Sending exit surveys to employees who have decided to leave an organisation makes sense – you want to know why you are losing them and what you could have done differently. But what about when the employee isn’t choosing to leave on their own terms? What if their employment has been terminated due to poor performance?
It may be in bad taste to ask an employee in this scenario to tell you what they liked and didn’t like about your organisation. However, their feedback could still be valuable (understanding that they are unlikely to be positive in their responses). A solution is to create an exit survey for this scenario that is short, polite and gives the employee a chance to air their grievances.
It is likely that an employee who has been terminated has had meetings with their manager and HR about the reasons why they are leaving, but providing them with one last opportunity to have their say shows respect and courtesy – and could squeeze out some last-minute valuable insights.
The exit process has the potential to leave a lasting positive impression on employees, who may be inclined to return to the organisation in the future as a boomerang employee if the right opportunity presents itself. Xref Exit Surveys makes it easy to build a talent pool of skilled ex-employees by offering them the opportunity to opt-in to hearing about future job vacancies.
Xref’s CEO Lee-Martin Seymour says the exiting process is beneficial in many ways, but many organisations are under-utilising it. “Businesses aren’t reaping the benefits of an effectively managed departure process,” says Lee to Stockhead. “An exit survey allows you to understand their reasons [for departure] and realise there may be a place for this person in the future.
Exit surveys should be incorporated into the offboarding process, so departing employees feel respected and heard.
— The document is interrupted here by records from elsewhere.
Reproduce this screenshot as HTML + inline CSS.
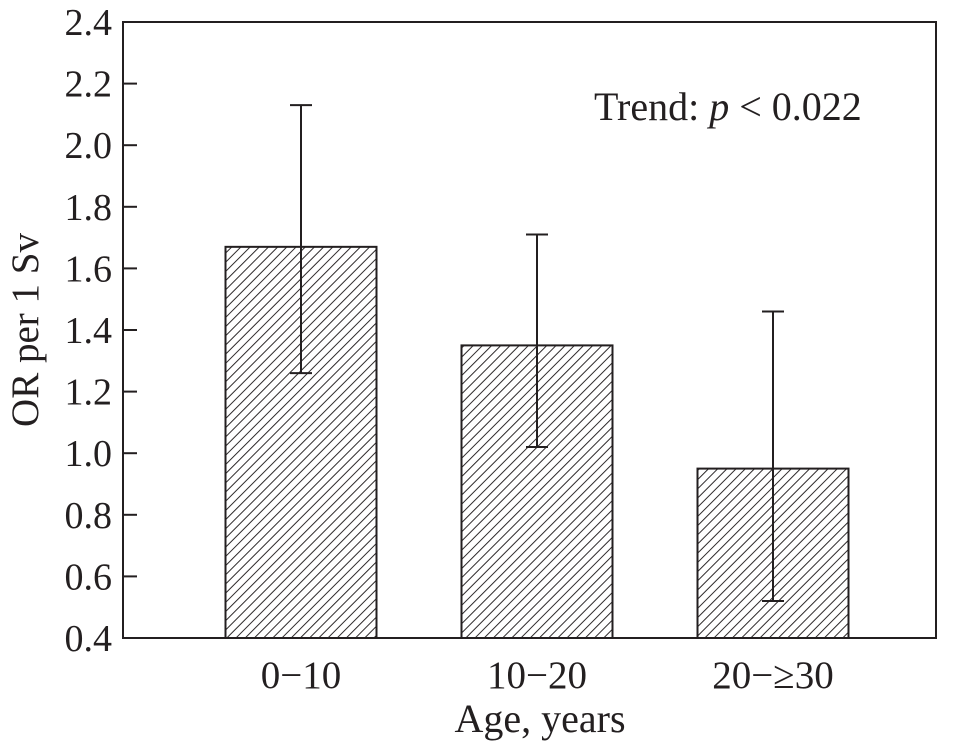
<!DOCTYPE html>
<html><head><meta charset="utf-8"><style>
body{margin:0;background:#fff}
svg text{font-family:"Liberation Serif",serif;fill:#231f20}
</style></head><body>
<svg id="chart" width="953" height="744" viewBox="0 0 953 744">
<defs><pattern id="hatch" patternUnits="userSpaceOnUse" width="6.5" height="6.5" patternTransform="rotate(45)">
<line x1="0" y1="0" x2="0" y2="6.5" stroke="#231f20" stroke-width="1.9"/></pattern></defs>
<g id="bars"></g>
<rect x="123" y="22" width="813" height="616" fill="none" stroke="#231f20" stroke-width="2"/>
<g id="axis"></g>
<text x="594" y="120" font-size="40">Trend: <tspan font-style="italic">p</tspan> &lt; 0.022</text>
<text x="540" y="732" font-size="40" text-anchor="middle">Age, years</text>
<text transform="translate(38,330) rotate(-90)" font-size="39" text-anchor="middle">OR per 1 Sv</text>
</svg>
<script>
const categories=["0\u221210","10\u221220","20\u2212\u226530"];
const values=[1.67,1.35,0.95];
const errLow=[1.26,1.02,0.52];
const errHigh=[2.13,1.71,1.46];
const yTicks=["0.4","0.6","0.8","1.0","1.2","1.4","1.6","1.8","2.0","2.2","2.4"];
const ns="http://www.w3.org/2000/svg";
const y0=638,yTop=22,vMin=0.4,vMax=2.4;
const y=v=>y0-(v-vMin)/(vMax-vMin)*(y0-yTop);
const band=236,startX=183;
const xc=i=>startX+band*i+118;
const bw=151;
function mk(t,a,p){const e=document.createElementNS(ns,t);for(const k in a)e.setAttribute(k,a[k]);p.appendChild(e);return e;}
const bars=document.getElementById('bars'),axis=document.getElementById('axis');
categories.forEach((c,i)=>{
  const r=mk('rect',{x:xc(i)-bw/2,y:y(values[i]),width:bw,height:y0-y(values[i]),fill:'url(#hatch)',stroke:'#231f20','stroke-width':2},bars);
  
  
  const g=mk('g',{stroke:'#231f20','stroke-width':2},bars);
  
  
  mk('line',{x1:xc(i),x2:xc(i),y1:y(errLow[i]),y2:y(errHigh[i])},g);
  mk('line',{x1:xc(i)-11,x2:xc(i)+11,y1:y(errLow[i]),y2:y(errLow[i])},g);
  mk('line',{x1:xc(i)-11,x2:xc(i)+11,y1:y(errHigh[i]),y2:y(errHigh[i])},g);
  const t=mk('text',{x:xc(i),y:688,'font-size':39,'text-anchor':'middle'},axis);
  t.textContent=c;
  
  
});
yTicks.forEach(s=>{
  const v=parseFloat(s);
  const l=mk('line',{x1:123,x2:137,y1:y(v),y2:y(v),stroke:'#231f20','stroke-width':2},axis);
  
  
  const t=mk('text',{x:112,y:y(v)+13,'font-size':38,'text-anchor':'end'},axis);
  t.textContent=s;
  
  
});
</script>
</body></html>
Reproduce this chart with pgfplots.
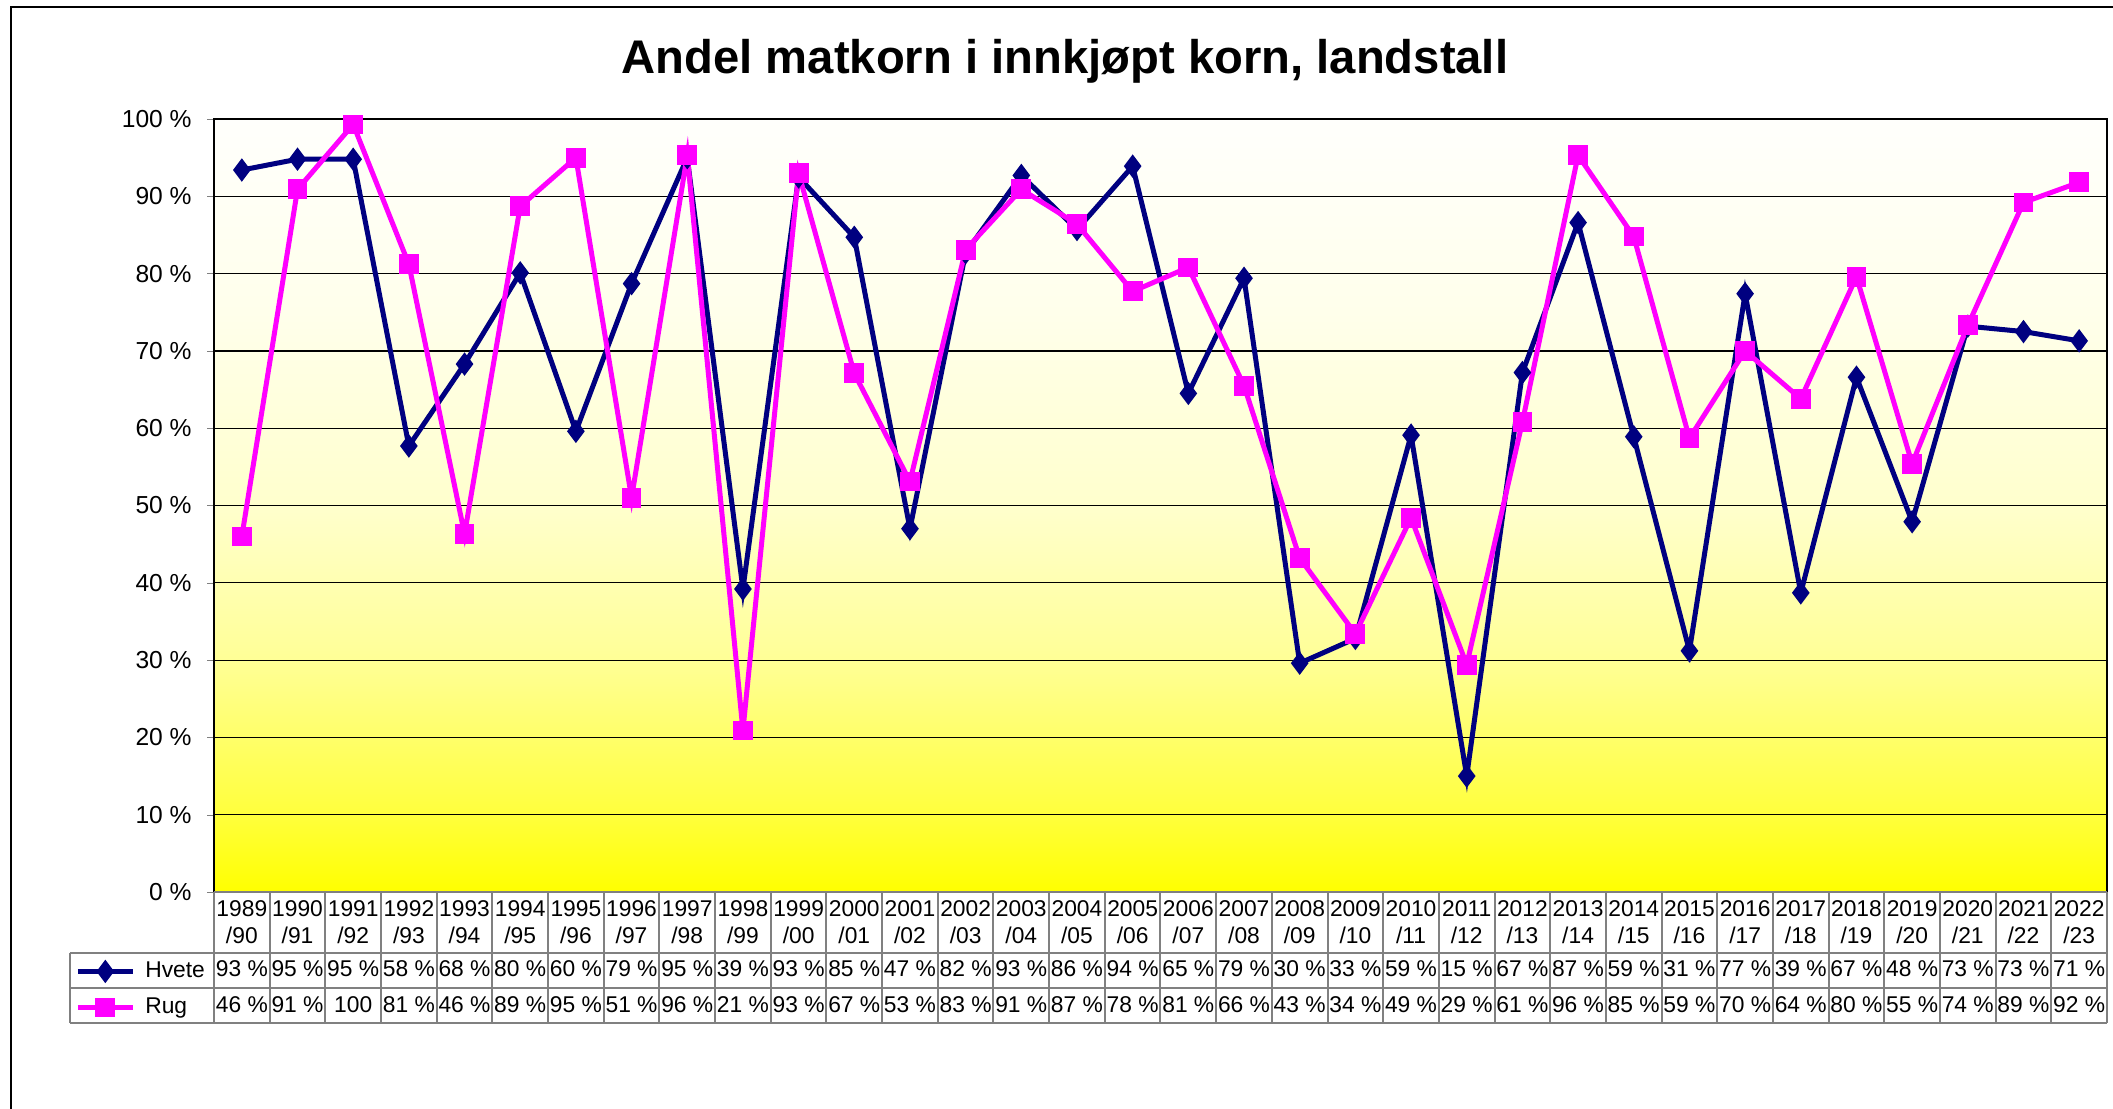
\documentclass[border=0pt]{standalone}
\usepackage{pgfplots}
\pgfplotsset{compat=1.18}
\usepackage{fontspec}
\setmainfont{Liberation Sans}
\definecolor{hvete}{RGB}{0,0,128}
\definecolor{rug}{RGB}{255,0,255}
\definecolor{tgrey}{RGB}{128,128,128}
\definecolor{yA}{RGB}{255,255,0}
\definecolor{yB}{RGB}{255,255,60}
\definecolor{yC}{RGB}{255,255,150}
\definecolor{yD}{RGB}{255,255,205}
\definecolor{yE}{RGB}{255,255,235}
\definecolor{yF}{RGB}{255,255,252}
\pgfdeclareverticalshading{bgshade}{100bp}{color(0bp)=(yA); color(25bp)=(yA); color(30bp)=(yB); color(40bp)=(yC); color(50bp)=(yD); color(62.5bp)=(yE); color(75bp)=(yF); color(100bp)=(yF)}
\newcommand\tabfont{\fontsize{11.4bp}{13.5bp}\selectfont}
\begin{document}
\begin{tikzpicture}
\useasboundingbox (0,0) rectangle (1056.5bp,-554.5bp);
\begin{axis}[
  at={(107bp,-446bp)}, anchor=south west, scale only axis,
  width=946.5bp, height=386.5bp,
  xmin=-0.5, xmax=33.5, ymin=0, ymax=100,
  clip=false,
  axis background/.style={shading=bgshade},
  axis line style={line width=1bp, black},
  ytick={0,10,20,30,40,50,60,70,80,90,100},
  yticklabels={0 \%,10 \%,20 \%,30 \%,40 \%,50 \%,60 \%,70 \%,80 \%,90 \%,100 \%},
  ytick pos=left, ytick align=outside, major tick length=3.5bp,
  yticklabel style={font=\fontsize{12.3bp}{14bp}\selectfont, inner sep=0pt, xshift=-7.5bp},
  ymajorgrids, major grid style={black, line width=0.6bp},
  xtick={0,...,33},
  xticklabels={1989\\/90,1990\\/91,1991\\/92,1992\\/93,1993\\/94,1994\\/95,1995\\/96,1996\\/97,1997\\/98,1998\\/99,1999\\/00,2000\\/01,2001\\/02,2002\\/03,2003\\/04,2004\\/05,2005\\/06,2006\\/07,2007\\/08,2008\\/09,2009\\/10,2010\\/11,2011\\/12,2012\\/13,2013\\/14,2014\\/15,2015\\/16,2016\\/17,2017\\/18,2018\\/19,2019\\/20,2020\\/21,2021\\/22,2022\\/23},
  xticklabel style={font=\tabfont, align=center, anchor=north, inner sep=0pt, yshift=-4.3bp},
  xtick style={draw=none},
  legend image code/.code={\draw[mark repeat=2,mark phase=2,#1] plot coordinates {(0bp,0bp) (13.75bp,0bp) (27.5bp,0bp)};},
  legend style={at={(axis description cs:-0.07347,-0.088)}, anchor=north west, draw=none, fill=none,
     inner sep=0pt, row sep=7bp, column sep=5bp, font=\tabfont,
     nodes={inner sep=0pt, text height=8.5bp, text depth=2.5bp}},
  legend cell align=left,
]
\addplot[hvete, line width=2.5bp, mark=diamond*, mark size=3.8bp, mark options={solid}] coordinates {
(0,93.4) (1,94.8) (2,94.8) (3,57.7) (4,68.3) (5,80.1) (6,59.6) (7,78.7) (8,95.0) (9,39.2)
(10,92.5) (11,84.7) (12,47.0) (13,82.7) (14,92.7) (15,85.7) (16,93.9) (17,64.5) (18,79.4) (19,29.6)
(20,32.8) (21,59.1) (22,15.0) (23,67.2) (24,86.6) (25,58.9) (26,31.2) (27,77.4) (28,38.7) (29,66.6)
(30,47.9) (31,73.2) (32,72.5) (33,71.3)};
\addlegendentry{Hvete}
\addplot[rug, line width=2.5bp, mark=square*, mark size=3.7bp, mark options={solid}] coordinates {
(0,46.0) (1,90.9) (2,99.3) (3,81.2) (4,46.3) (5,88.7) (6,95.0) (7,51.0) (8,95.3) (9,20.9)
(10,93.0) (11,67.1) (12,53.1) (13,83.1) (14,90.9) (15,86.4) (16,77.7) (17,80.8) (18,65.5) (19,43.2)
(20,33.4) (21,48.4) (22,29.4) (23,60.8) (24,95.3) (25,84.8) (26,58.7) (27,70.0) (28,63.8) (29,79.6)
(30,55.4) (31,73.3) (32,89.2) (33,91.8)};
\addlegendentry{Rug}
\end{axis}
\begin{scope}[x=0.5bp, y=-0.5bp]
  % outer chart border
  \draw[black, line width=1bp] (11,1109) -- (11,7) -- (2113,7);
  % title
  \node[anchor=base, inner sep=0pt, font=\fontsize{23.6bp}{28bp}\selectfont\bfseries] at (1065,74) {Andel matkorn i innkjøpt korn, landstall};
  % data table grid
  \foreach \i in {0,...,34} {\draw[tgrey, line width=1bp] ({214+\i*55.676},892) -- ({214+\i*55.676},1023);}
  \draw[tgrey, line width=1bp] (214,892) -- (2107,892);
  \draw[tgrey, line width=1bp] (70,953) -- (2107,953);
  \draw[tgrey, line width=1bp] (70,988) -- (2107,988);
  \draw[tgrey, line width=1.2bp] (70,1023) -- (2107,1023);
  \draw[tgrey, line width=1.2bp] (70,953) -- (70,1023);
  \foreach \v [count=\i from 0] in {93 \%,95 \%,95 \%,58 \%,68 \%,80 \%,60 \%,79 \%,95 \%,39 \%,93 \%,85 \%,47 \%,82 \%,93 \%,86 \%,94 \%,65 \%,79 \%,30 \%,33 \%,59 \%,15 \%,67 \%,87 \%,59 \%,31 \%,77 \%,39 \%,67 \%,48 \%,73 \%,73 \%,71 \%}
    {\node[anchor=base, inner sep=0pt, font=\tabfont] at ({214+(\i+0.5)*55.676},977) {\v};}
  \foreach \v [count=\i from 0] in {46 \%,91 \%,100,81 \%,46 \%,89 \%,95 \%,51 \%,96 \%,21 \%,93 \%,67 \%,53 \%,83 \%,91 \%,87 \%,78 \%,81 \%,66 \%,43 \%,34 \%,49 \%,29 \%,61 \%,96 \%,85 \%,59 \%,70 \%,64 \%,80 \%,55 \%,74 \%,89 \%,92 \%}
    {\node[anchor=base, inner sep=0pt, font=\tabfont] at ({214+(\i+0.5)*55.676},1013) {\v};}
\end{scope}
\end{tikzpicture}
\end{document}
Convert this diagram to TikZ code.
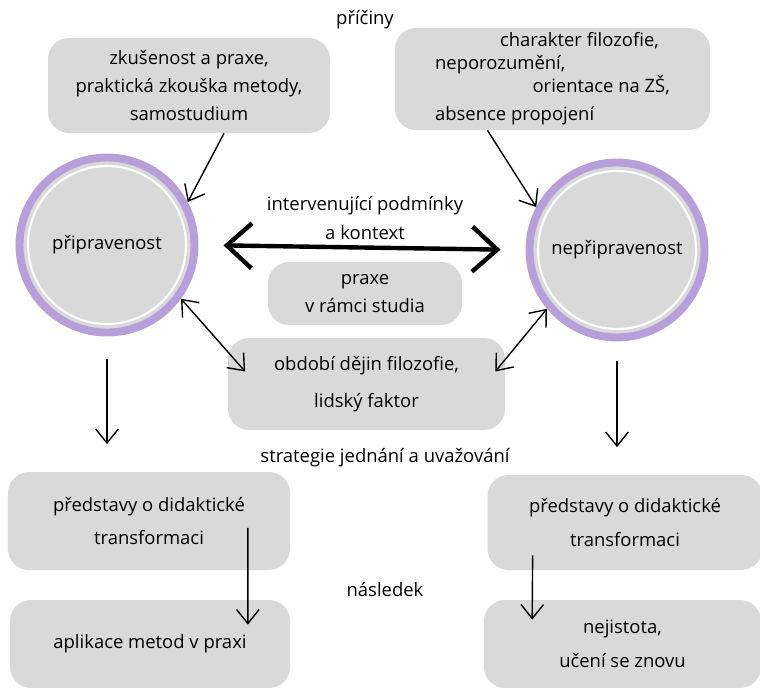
\documentclass[tikz,border=0pt]{standalone}
\usepackage{fontspec}
\setmainfont{Open Sans}
\usepackage{xcolor}
\usepackage{tikz}
\usetikzlibrary{arrows.meta,shapes,shapes.geometric}
\usetikzlibrary{positioning}
\definecolor{boxgray}{HTML}{D9D9D9}
\definecolor{ringviolet}{HTML}{B7A0DA}
\begin{document}
\begin{tikzpicture}[font=\fontsize{10.5}{16}\selectfont]
    \tikzstyle{box}=[fill=boxgray, rounded corners=12pt, align=center, inner sep=2pt];
    \tikzstyle{ring}=[circle, fill=boxgray, draw=ringviolet, line width=4.5pt, minimum size=3.5cm,
        path picture={\draw[white, line width=1.2pt] (path picture bounding box.center) circle (1.58cm);}];
    \tikzstyle{arr}=[-{Straight Barb[length=2.8mm,width=4.5mm]}, line width=0.8pt];
    \tikzstyle{arrs}=[{Straight Barb[length=2.8mm,width=4.5mm]}-{Straight Barb[length=2.8mm,width=4.5mm]}, line width=0.8pt];
    \useasboundingbox (0,0) rectangle (15.2,-13.76);
    \node (priciny) at (7.3, -0.4) {příčiny};
    \node[box, minimum width=5.64cm, minimum height=1.9cm] (zkusenost) at (3.78, -1.71) {
    zkušenost a praxe,\\
    praktická zkouška metody,\\
    samostudium
    };
    \node[box, minimum width=6.3cm, minimum height=2.04cm, align=left] (charakter) at (11.05, -1.58) {
    \hspace*{1.3cm}charakter filozofie,\\[-3pt]
    neporozumění,\\[-3pt]
    \hspace*{1.95cm}orientace na ZŠ,\\
    absence propojení
    };
    \node[ring] (pripr) at (2.14, -4.9) {připravenost};
    \node[ring] (nepripr) at (12.34, -5.0) {nepřipravenost};
    \node[align=center] (podminky) at (7.3, -4.36) {
    intervenující podmínky\\
    a kontext
    };
    \node[box, minimum width=3.88cm, minimum height=1.26cm] (praxe) at (7.3, -5.87) {
    praxe\\
    v rámci studia
    };
    \node[box, minimum width=5.54cm, minimum height=1.84cm, font=\fontsize{10.5}{21}\selectfont] (obdobi) at (7.33, -7.68) {
    období dějin filozofie,\\
    lidský faktor
    };
    \node (strategie) at (7.7, -9.16) {strategie jednání a uvažování};
    \node[box, minimum width=5.64cm, minimum height=1.96cm, font=\fontsize{10.5}{19}\selectfont] (predL) at (2.98, -10.42) {
    představy o didaktické\\
    transformaci
    };
    \node[box, minimum width=5.5cm, minimum height=1.9cm, font=\fontsize{10.5}{19}\selectfont] (predR) at (12.5, -10.45) {
    představy o didaktické\\
    transformaci
    };
    \node (nasledek) at (7.7, -11.8) {následek};
    \node[box, minimum width=5.6cm, minimum height=1.76cm] (aplikace) at (3.0, -12.88) {aplikace metod v praxi};
    \node[box, minimum width=5.54cm, minimum height=1.76cm, font=\fontsize{10.5}{19}\selectfont] (nejistota) at (12.45, -12.88) {
    nejistota,\\
    učení se znovu
    };
    \draw[arr] ([xshift=0.7cm]zkusenost.south) -- (pripr.28);
    \draw[arr] ([xshift=-1.3cm]charakter.south) -- (nepripr.152);
    \draw[{Straight Barb[length=5mm,width=9mm]}-{Straight Barb[length=5mm,width=9mm]}, line width=2.5pt, shorten <=0.5cm, shorten >=0.5cm] (pripr.east) -- (nepripr.west);
    \draw[arrs] (pripr.-36) -- ([shift={(0.35,0.25)}]obdobi.west);
    \draw[arrs] (nepripr.-140) -- ([shift={(-0.2,0.25)}]obdobi.east);
    \draw[arr, shorten <=0.45cm, shorten >=0.55cm] (pripr.south) -- (pripr.south |- predL.north);
    \draw[arr, shorten <=0.4cm, shorten >=0.55cm] (nepripr.south) -- (nepripr.south |- predR.north);
    \draw[arr] ([xshift=-0.85cm,yshift=0.85cm]predL.south east) -- ([xshift=-0.85cm,yshift=-0.5cm]aplikace.north east);
    \draw[arr] ([xshift=0.91cm,yshift=0.3cm]predR.south west) -- ([xshift=0.97cm,yshift=-0.4cm]nejistota.north west);
\end{tikzpicture}
\end{document}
This leaves a positive lasting impression and ensures that the departing employee knows the door is always open for them should they wish to return to the organisation. Not offering employees the chance to leave feedback may prompt them to air any grievances on Glassdoor instead.
Optimising your exit survey or interview is key to receiving the most insightful feedback. In our recent blog, ‘How to get the best feedback from your exit survey’, we provide example questions about leadership, work culture, health and wellbeing, remuneration satisfaction and more. We also list tips for encouraging truthful, prompt feedback from employees. Read the blog here.
Whether you use exit surveys or interviews, asking departing employees to share feedback on their experience at your organisation shows respect. Not asking for feedback is a missed opportunity to improve how your organisation operates and how employees feel within it.
While the two methods have advantages and disadvantages, the best results are achieved when exit surveys and interviews are used together.